We don’t know exactly how to place María. She is well educated but not rich; appealing but awkward. In the second chapter, she becomes pregnant. Later we learn that she has given birth to a daughter, and we read about some friends, an uncle, an aristocratic mother and a husband who has chemotherapy in a hospital where a sex worker walks the corridors. Near the end of the book, María is also diagnosed with cancer, which comes as ‘a relief’ after two years of feeling that ‘something was wrong inside me.’ But this information is presented in fragments dispersed throughout the novel; there is little connective tissue between the events described; explanatory information is scant. Gainza isn’t interested in the usual propulsive features such as plot or character arc. As the title suggests, Optic Nerve is concerned with perspective and, in particular, about what the act of looking can reveal about the spectator. The form and rhythm of the novel are shaped by María’s fluctuating attention. Each chapter considers a painting, circling out from and around it through a series of associations, taking in stories from art history, scenarios and counterfactuals imagined by María, and passing thoughts about her own life.

In the first chapter, for example, María stands before Alfred de Dreux’s painting Deer Hunt, in which seven hounds surround a stag, its tongue lolling out of its mouth. She thinks it’s ‘fairly conventional’, but it strikes her nonetheless: ‘More than that: it unsettled me.’ She then moves from Géricault’s animal paintings to the 1881 treaty between Argentina and Chile to the story of a university friend whose sister married a Belgian millionaire. While walking through the mud along the perimeter of a hunting reserve, the friend was struck and killed by a stray bullet from the hunt. ‘You write one thing,’ María says, ‘in order to talk about something else.’

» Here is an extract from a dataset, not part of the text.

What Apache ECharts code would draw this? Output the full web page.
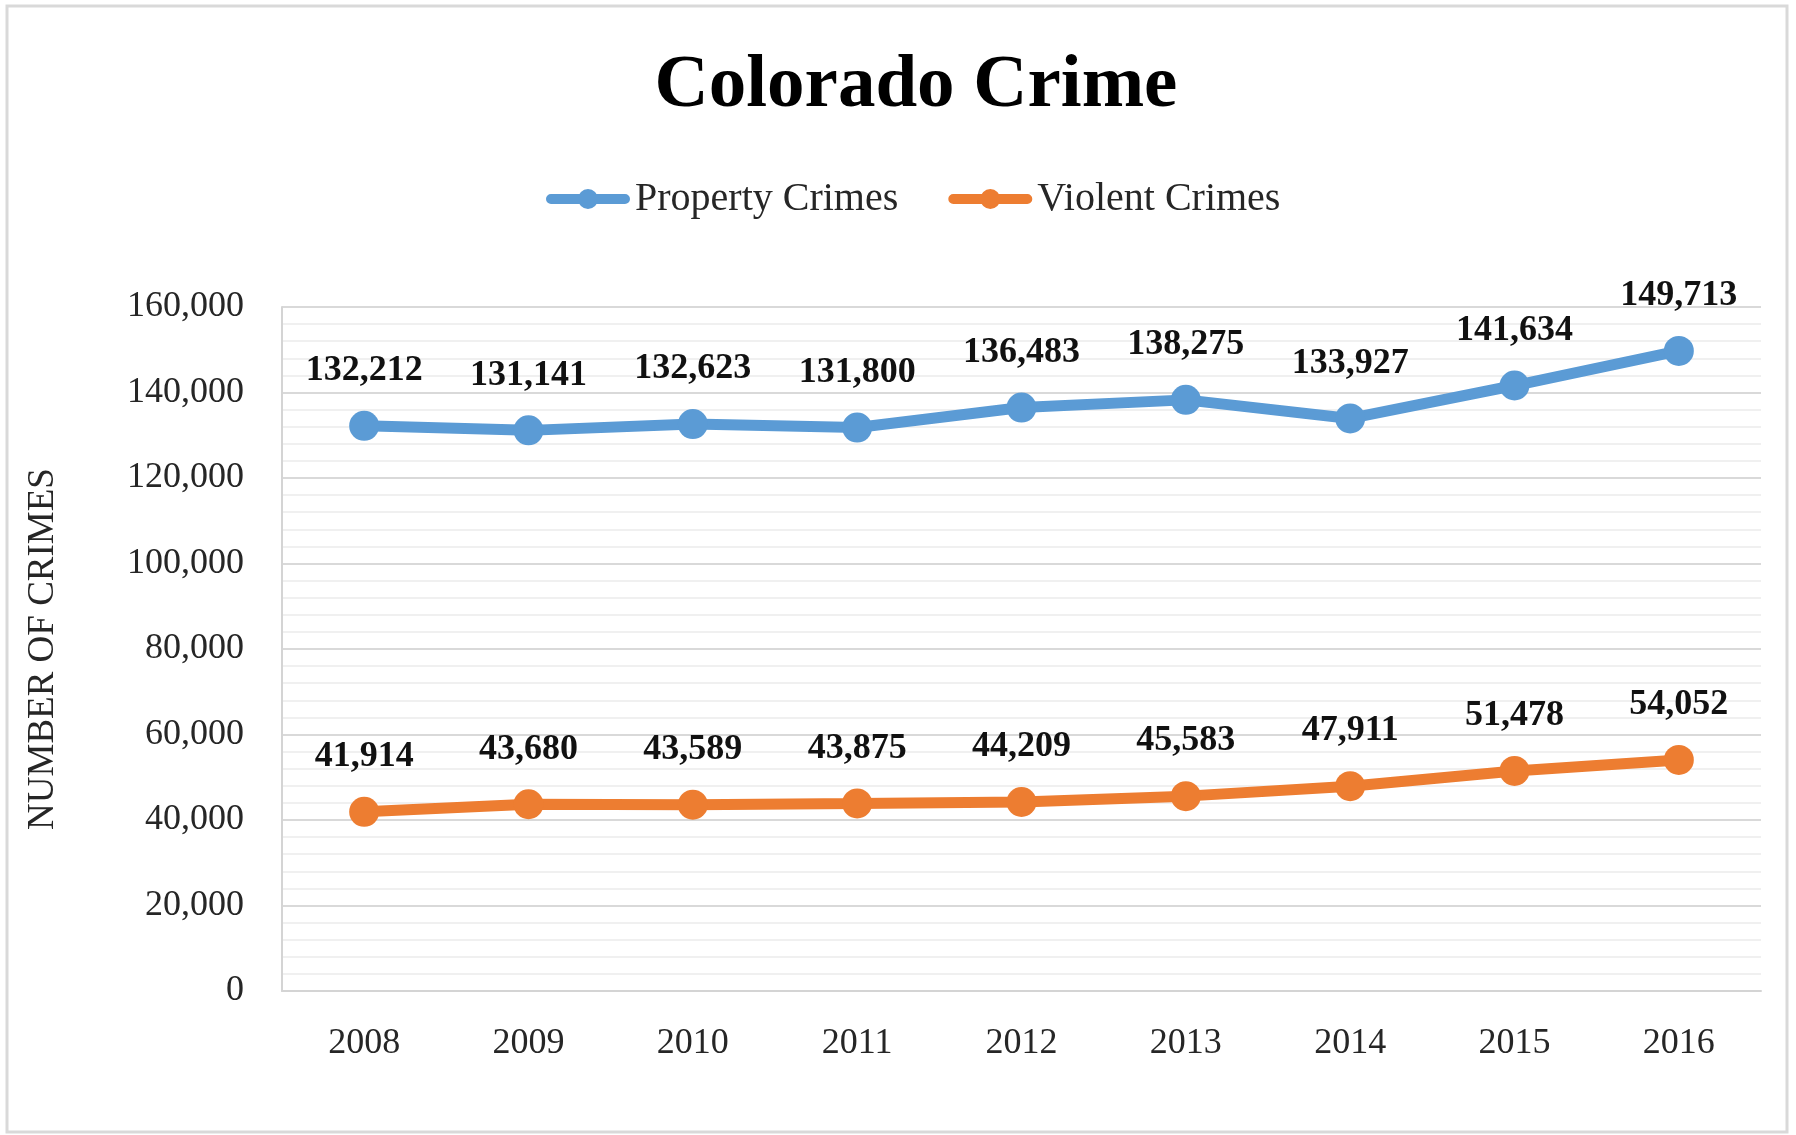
<!DOCTYPE html>
<html>
<head>
<meta charset="utf-8">
<title>Colorado Crime</title>
<script src="https://cdn.jsdelivr.net/npm/echarts@6/dist/echarts.min.js"></script>
<style>
  html, body { margin: 0; padding: 0; background: #ffffff; }
  #chart { width: 1796px; height: 1135px; }
</style>
</head>
<body>
<div id="chart"></div>
<script>
// Reported crimes in Colorado, by year
var years = ['2008', '2009', '2010', '2011', '2012', '2013', '2014', '2015', '2016'];
var propertyCrimes = [132212, 131141, 132623, 131800, 136483, 138275, 133927, 141634, 149713];
var violentCrimes = [41914, 43680, 43589, 43875, 44209, 45583, 47911, 51478, 54052];

var SERIF = '"Liberation Serif", "DejaVu Serif", serif';
var BLUE = '#5B9BD5';
var ORANGE = '#ED7D31';

// Legend key: a thick rounded line with a dot in the middle
var LINE_KEY = 'path://M5,5 L79,5 A5,5 0 0 1 79,15 L5,15 A5,5 0 0 1 5,5 Z ' +
               'M32,10 A10,10 0 1 1 52,10 A10,10 0 1 1 32,10 Z';

function thousands(v) {
  return String(v).replace(/\B(?=(\d{3})+(?!\d))/g, ',');
}

function lineSeries(name, data, color) {
  return {
    name: name,
    type: 'line',
    data: data,
    symbol: 'circle',
    symbolSize: 30,
    lineStyle: { color: color, width: 11 },
    itemStyle: { color: color },
    label: {
      show: true,
      position: 'top',
      distance: 22,
      fontFamily: SERIF,
      fontWeight: 'bold',
      fontSize: 36,
      color: '#111111',
      formatter: function (p) { return thousands(p.value); }
    },
    z: 3
  };
}

var chart = echarts.init(document.getElementById('chart'), null, { renderer: 'canvas' });

chart.setOption({
  backgroundColor: '#ffffff',
  animation: false,
  graphic: [{
    type: 'rect',
    shape: { x: 7, y: 6, width: 1780, height: 1126 },
    style: { fill: 'none', stroke: '#d9d9d9', lineWidth: 3 },
    z: -1
  }],
  title: {
    text: 'Colorado Crime',
    left: 911,
    top: 44,
    textAlign: 'center',
    textStyle: {
      fontFamily: SERIF,
      fontWeight: 'bold',
      fontSize: 75,
      color: '#000000'
    }
  },
  legend: {
    data: [
      { name: 'Property Crimes', icon: LINE_KEY },
      { name: 'Violent Crimes', icon: LINE_KEY }
    ],
    top: 174,
    left: 541,
    itemWidth: 84,
    itemHeight: 20,
    itemGap: 50,
    textStyle: {
      fontFamily: SERIF,
      fontSize: 40,
      color: '#262626',
      padding: [0, 0, 0, 0]
    }
  },
  grid: {
    left: 282,
    right: 35,
    top: 307,
    bottom: 144,
    containLabel: false
  },
  xAxis: {
    type: 'category',
    data: years,
    boundaryGap: true,
    axisLine: { show: true, lineStyle: { color: '#d4d4d4', width: 2 } },
    axisTick: { show: false },
    axisLabel: {
      margin: 35,
      fontFamily: SERIF,
      fontSize: 36,
      color: '#262626'
    },
    splitLine: { show: false }
  },
  yAxis: {
    type: 'value',
    min: 0,
    max: 160000,
    interval: 20000,
    name: 'NUMBER OF CRIMES',
    nameLocation: 'middle',
    nameGap: 220,
    nameRotate: 90,
    nameTextStyle: {
      fontFamily: SERIF,
      fontSize: 37,
      color: '#262626'
    },
    axisLine: { show: true, lineStyle: { color: '#d4d4d4', width: 2 } },
    axisTick: { show: false },
    axisLabel: {
      margin: 38,
      fontFamily: SERIF,
      fontSize: 36,
      color: '#262626',
      formatter: function (v) { return thousands(v); }
    },
    splitLine: { show: true, lineStyle: { color: '#d9d9d9', width: 2 } },
    minorTick: { show: false, splitNumber: 5 },
    minorSplitLine: { show: true, lineStyle: { color: '#f0f0f0', width: 2 } }
  },
  series: [
    lineSeries('Property Crimes', propertyCrimes, BLUE),
    lineSeries('Violent Crimes', violentCrimes, ORANGE)
  ]
});
</script>
</body>
</html>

Gainza’s idea is that absorption is only one kind of attention: becoming distracted in the course of looking at something might be a sign of meaningful engagement. It’s when María’s mind wanders in front of a painting – or back to a painting – that we learn something interesting about her character. In Hubert Robert’s Archaeological View (1773) a cluster of ordinary people make themselves at home in a ruined temple. ‘Anywhere you look in the painting,’ she says, ‘at the withered tree, or at the starving mule, everything points to endings, or the end.’ Robert’s work seems to connect to the decline of the Argentinian nobility – the class into which Gainza and her narrator were born – over the last half-century. María recalls seeing the painting in the National Museum of Decorative Arts in Buenos Aires, formerly the Errázuriz Palace; her uncle Matías ‘Marion’ Errázuriz, she says, commissioned Josep María Sert to decorate the boudoir.